• **Task directions**
Among the records below, find each line that includes the string "this" and copy it.

---- Supplied material

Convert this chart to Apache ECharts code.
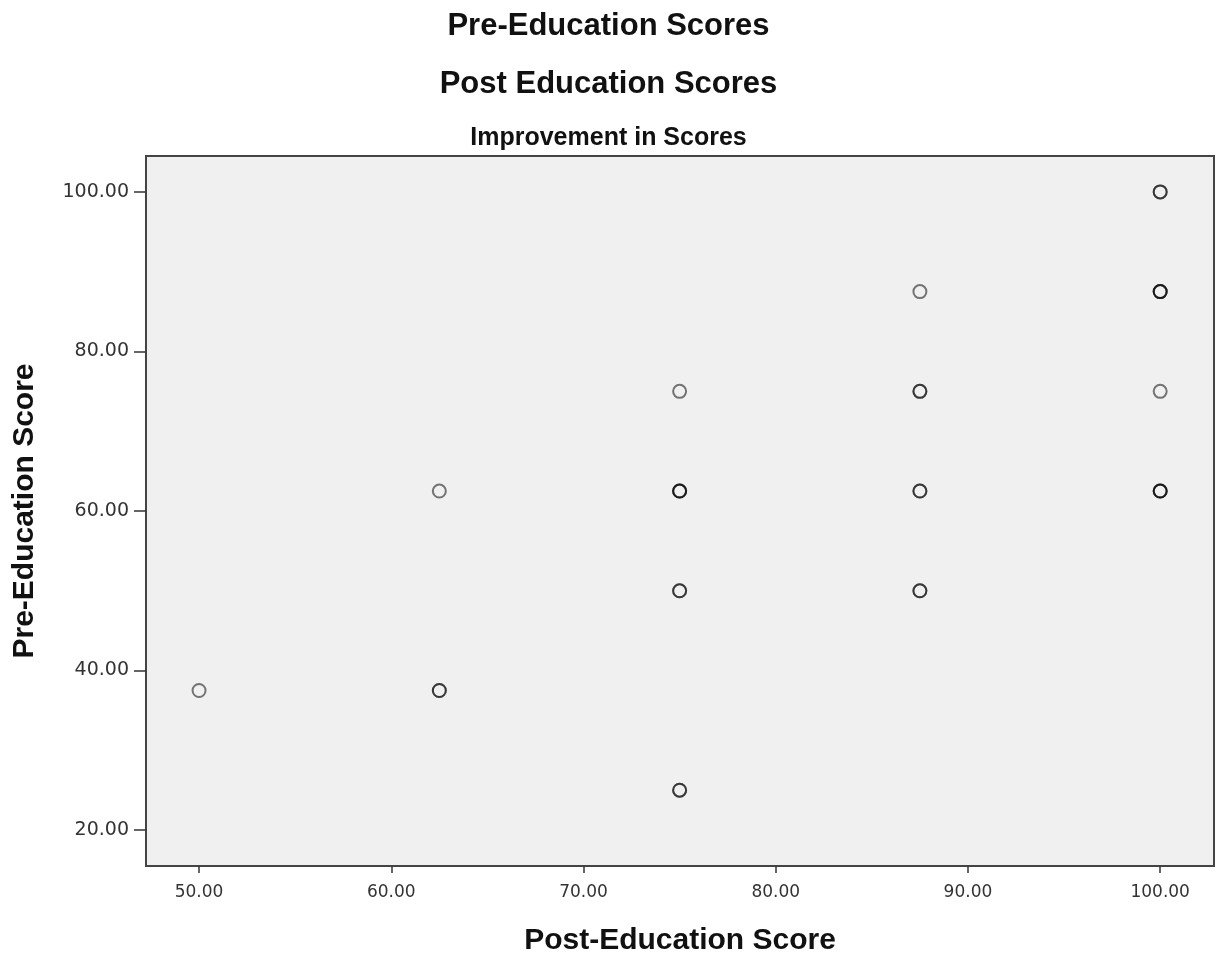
<!DOCTYPE html>
<html>
<head>
<meta charset="utf-8">
<script src="https://cdn.jsdelivr.net/npm/echarts@6/dist/echarts.min.js"></script>
<style>html,body{margin:0;padding:0;background:#fff}#c{width:1217px;height:953px}</style>
</head>
<body>
<div id="c"></div>
<script>
// Data (repeated pairs represent overlapping cases, drawn darker)
const postScores = [50, 62.5, 62.5, 62.5, 75, 75, 75, 75, 75, 75, 75, 75, 87.5, 87.5, 87.5, 87.5, 87.5, 87.5, 87.5, 100, 100, 100, 100, 100, 100, 100, 100, 100];
const preScores  = [37.5, 62.5, 37.5, 37.5, 75, 62.5, 62.5, 62.5, 50, 50, 25, 25, 87.5, 75, 75, 62.5, 62.5, 50, 50, 100, 100, 87.5, 87.5, 87.5, 75, 62.5, 62.5, 62.5];
const xTicks = [50, 60, 70, 80, 90, 100];
const yTicks = [20, 40, 60, 80, 100];
const titles = ["Pre-Education Scores", "Post Education Scores", "Improvement in Scores"];

const points = postScores.map((x, i) => [x, preScores[i]]);
const chart = echarts.init(document.getElementById('c'), null, {renderer: 'canvas'});
const boldFont = "'Liberation Sans', Arial, sans-serif";
chart.setOption({
  animation: false,
  backgroundColor: '#ffffff',
  title: [
    {text: titles[0], left: 'center', top: 6, textStyle: {fontFamily: boldFont, fontWeight: 'bold', fontSize: 31, color: '#111'}},
    {text: titles[1], left: 'center', top: 64, textStyle: {fontFamily: boldFont, fontWeight: 'bold', fontSize: 31, color: '#111'}},
    {text: titles[2], left: 'center', top: 121, textStyle: {fontFamily: boldFont, fontWeight: 'bold', fontSize: 25, color: '#111'}}
  ],
  grid: {left: 146, right: 3, top: 156, bottom: 87, outerBoundsMode: 'none', containLabel: false,
         show: true, backgroundColor: '#f0f0f0', borderColor: '#444', borderWidth: 2},
  xAxis: {
    type: 'value', min: 47.24, max: 102.8,
    name: 'Post-Education Score', nameLocation: 'middle', nameGap: 60,
    nameTextStyle: {fontFamily: boldFont, fontWeight: 'bold', fontSize: 30, color: '#111'},
    axisLine: {show: false},
    splitLine: {show: false},
    axisTick: {show: true, length: 7, customValues: xTicks, lineStyle: {color: '#333', width: 1.5}},
    axisLabel: {customValues: xTicks, formatter: v => v.toFixed(2), margin: 18, fontFamily: 'DejaVu Sans', fontSize: 17, color: '#333'}
  },
  yAxis: {
    type: 'value', min: 15.5, max: 104.5,
    name: 'Pre-Education Score', nameLocation: 'middle', nameGap: 106, nameRotate: 90,
    nameTextStyle: {fontFamily: boldFont, fontWeight: 'bold', fontSize: 30, color: '#111'},
    axisLine: {show: false},
    splitLine: {show: false},
    axisTick: {show: true, length: 12, customValues: yTicks, lineStyle: {color: '#333', width: 1.5}},
    axisLabel: {customValues: yTicks, formatter: v => v.toFixed(2), margin: 17, fontFamily: 'DejaVu Sans', fontSize: 19, color: '#333'}
  },
  series: [{
    type: 'scatter',
    data: points,
    symbol: 'circle',
    symbolSize: 13,
    itemStyle: {color: 'rgba(0,0,0,0)', borderColor: 'rgba(0,0,0,0.65)', borderWidth: 2}
  }]
});
</script>
</body>
</html>
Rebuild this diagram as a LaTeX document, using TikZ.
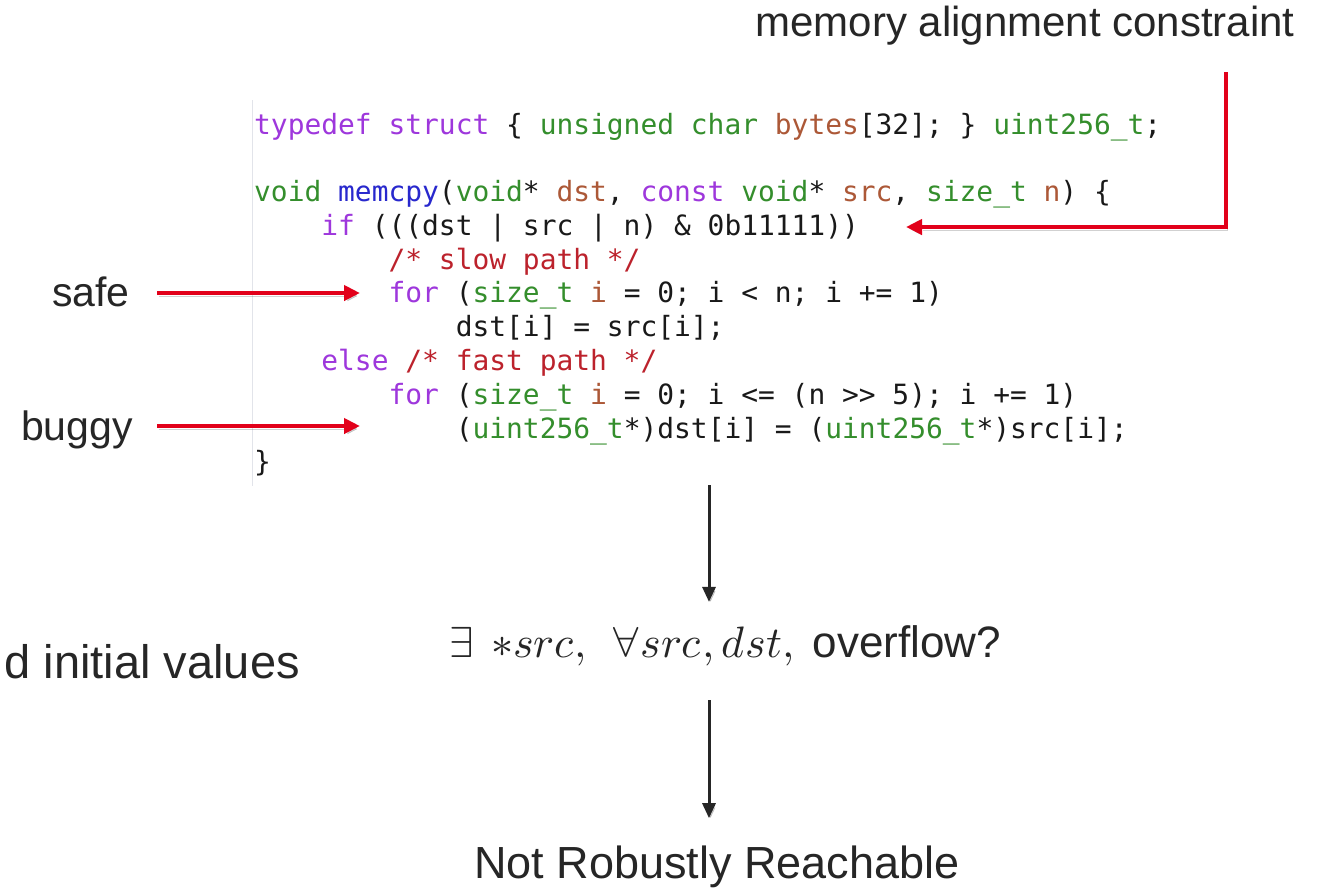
\documentclass[tikz,border=0pt]{standalone}
\usepackage{fontspec}
\usepackage{unicode-math}
\setmainfont{Liberation Sans}
\setmonofont{DejaVu Sans Mono}
\usetikzlibrary{arrows.meta}

% syntax colours of the code listing
\definecolor{kwpurple}{RGB}{158,55,220}
\definecolor{tygreen}{RGB}{52,142,44}
\definecolor{vnbrown}{RGB}{172,88,55}
\definecolor{fnblue}{RGB}{40,40,205}
\definecolor{cmtred}{RGB}{188,34,44}
\definecolor{codeblack}{RGB}{25,25,25}
% annotation colours
\definecolor{alertred}{RGB}{226,0,26}
\definecolor{arrowblack}{RGB}{38,38,38}
\definecolor{labelgray}{RGB}{38,38,38}
\definecolor{gutter}{RGB}{226,228,234}

\newcommand{\kwd}[1]{\textcolor{kwpurple}{#1}}
\newcommand{\typ}[1]{\textcolor{tygreen}{#1}}
\newcommand{\vnm}[1]{\textcolor{vnbrown}{#1}}
\newcommand{\fnc}[1]{\textcolor{fnblue}{#1}}
\newcommand{\cmt}[1]{\textcolor{cmtred}{#1}}

\tikzset{
  codeline/.style={anchor=base west, inner sep=0pt, text=codeblack,
    font=\fontsize{27.9}{32}\selectfont\ttfamily},
  sidelabel/.style={anchor=base east, inner sep=0pt, text=labelgray,
    font=\fontsize{41}{48}\selectfont},
  caption/.style={anchor=base, inner sep=0pt, text=labelgray},
  softshadow/.style={preaction={draw=black, opacity=0.18,
    transform canvas={shift={(1.5pt,-3pt)}}}},
  redarrow/.style={draw=alertred, line width=4pt, softshadow,
    -{Triangle[length=16pt,width=15pt]}},
  blackarrow/.style={draw=arrowblack, line width=3pt, softshadow,
    -{Triangle[length=15pt,width=13pt]}},
}

\begin{document}
\begin{tikzpicture}[x=1pt,y=-1pt]
\useasboundingbox (0,0) rectangle (1322,895);
\fill[white] (0,0) rectangle (1322,895);

% left edge of the editor pane
\draw[gutter, line width=1pt] (252,100) -- (252,486);

% code listing (column width 16.8, line pitch 33.8)
\node[codeline] (l1) at (254,134) {\kwd{typedef} \kwd{struct} \{ \typ{unsigned} \typ{char} \vnm{bytes}[32]; \} \typ{uint256\_t};};
\node[codeline] (l2) at (254,201.5) {\typ{void} \fnc{memcpy}(\typ{void}* \vnm{dst}, \kwd{const} \typ{void}* \vnm{src}, \typ{size\_t} \vnm{n}) \{};
\node[codeline] (l3) at (321.2,235.3) {\kwd{if} (((dst | src | n) \& 0b11111))};
\node[codeline] (l4) at (388.4,269) {\cmt{/* slow path */}};
\node[codeline] (l5) at (388.4,302.8) {\kwd{for} (\typ{size\_t} \vnm{i} = 0; i < n; i += 1)};
\node[codeline] (l6) at (455.6,336.6) {dst[i] = src[i];};
\node[codeline] (l7) at (321.2,370.4) {\kwd{else} \cmt{/* fast path */}};
\node[codeline] (l8) at (388.4,404.2) {\kwd{for} (\typ{size\_t} \vnm{i} = 0; i <= (n >> 5); i += 1)};
\node[codeline] (l9) at (455.6,438) {(\typ{uint256\_t}*)dst[i] = (\typ{uint256\_t}*)src[i];};
\node[codeline] (l10) at (254,471.8) {\}};

% annotations
\node[caption, font=\fontsize{42}{48}\selectfont] (align) at (1025,36) {memory alignment constraint};
\node[sidelabel] (safe) at (130,306) {safe};
\node[sidelabel] (buggy) at (133,440) {buggy};
\node[anchor=base east, inner sep=0pt, text=labelgray, font=\fontsize{47}{54}\selectfont] (init) at (300,678) {d initial values};

\node[anchor=base west, inner sep=0pt, text=labelgray, font=\fontsize{44}{50}\selectfont] (query) at (449,657)
  {$\exists\hspace{0.4em}{\ast}src,\hspace{0.4em}\forall src,dst,$\hspace{0.42em}overflow?};
\node[caption, font=\fontsize{45}{52}\selectfont] (verdict) at (717,878) {Not Robustly Reachable};

% red pointers into the listing
\coordinate (safeTip) at (360,293);
\coordinate (buggyTip) at (360,426);
\coordinate (alignStart) at (1226,72);
\coordinate (alignTip) at (906,227);
\draw[redarrow, shorten <=27pt] (safe.east |- safeTip) -- (safeTip);
\draw[redarrow, shorten <=24pt] (buggy.east |- buggyTip) -- (buggyTip);
\draw[redarrow] (alignStart) |- (alignTip);

% flow from the listing to the query and its verdict
\coordinate (codeBottom) at (709,485);
\coordinate (queryBottom) at (709,700);
\draw[blackarrow, shorten >=23pt] (codeBottom) -- (query.north -| codeBottom);
\draw[blackarrow, shorten >=27pt] (queryBottom) -- (verdict.north -| queryBottom);
\end{tikzpicture}
\end{document}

--------

• **Response**
Convert this chart to Apache ECharts code.
Rebuild this diagram as a LaTeX document, using TikZ.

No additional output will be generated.